Dense framework structures are ubiquitous at high pressures, but often formed at formidably high pressures and become unstable upon releasing the pressure. As a result, only a few systems have been recovered at ambient conditions, limiting the materials at the realm of fundamental scientific discovery and advocating an exciting new research area to understand and, ultimately, control the stability, bonding, structure, and properties of low Z extended solids.

This project, supported by the Solid State and Materials Chemistry program in the Division of Materials Research, will use large compression, dense solid mixtures, and kinetic controlled processes to control the structure, bonding and stability of extended framework materials (EFM) made primarily of covalent C/H/N/O single bonds. The proposed research efforts will be focused on three-specific solid-state chemical reactions under pressures: (A) Copolymerization to stoichiometric high-strength EFM; (B) Redox chemistry to nonstoichiometric interstitial-filled multifunctional EFM; and (C) Interface chemistry to nm-scale EFM encapsulated in low-dimensional carbon and BN.

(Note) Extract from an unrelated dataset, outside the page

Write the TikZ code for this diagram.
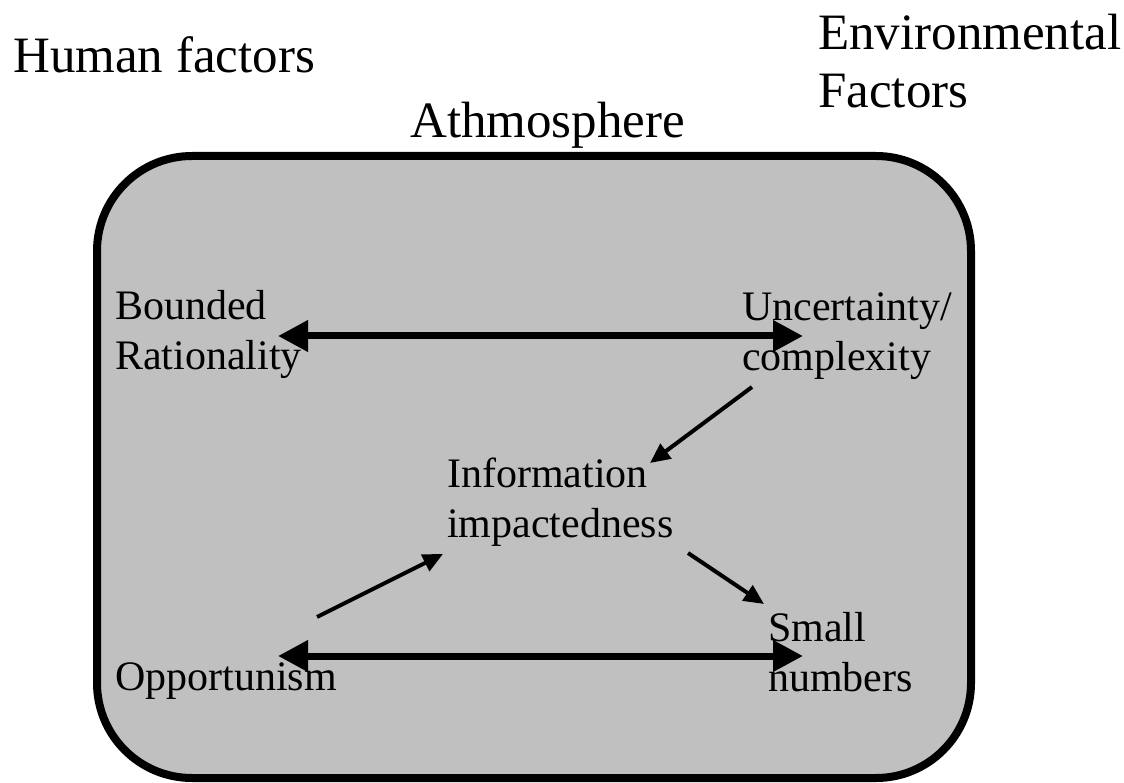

Through scientific discoveries and innovative materials developments, the proposed research will exploit the structure-property-functional relationships of various forms of EFM, elucidate the basic principles governing dense solid-state chemistries, and demonstrate the revolutionary capabilities of multifunctional EFM sustainable to extreme mechanical, thermal and chemical conditions. The proposed research strategy involves application of a broad range of complimentary scientific approaches from solid-state materials chemistry, condensed matter physics, physical chemistry, materials science and engineering, thus achieving the impact well beyond the subject matter of this proposal.

This award reflects NSF's statutory mission and has been deemed worthy of support through evaluation using the Foundation's intellectual merit and broader impacts review criteria.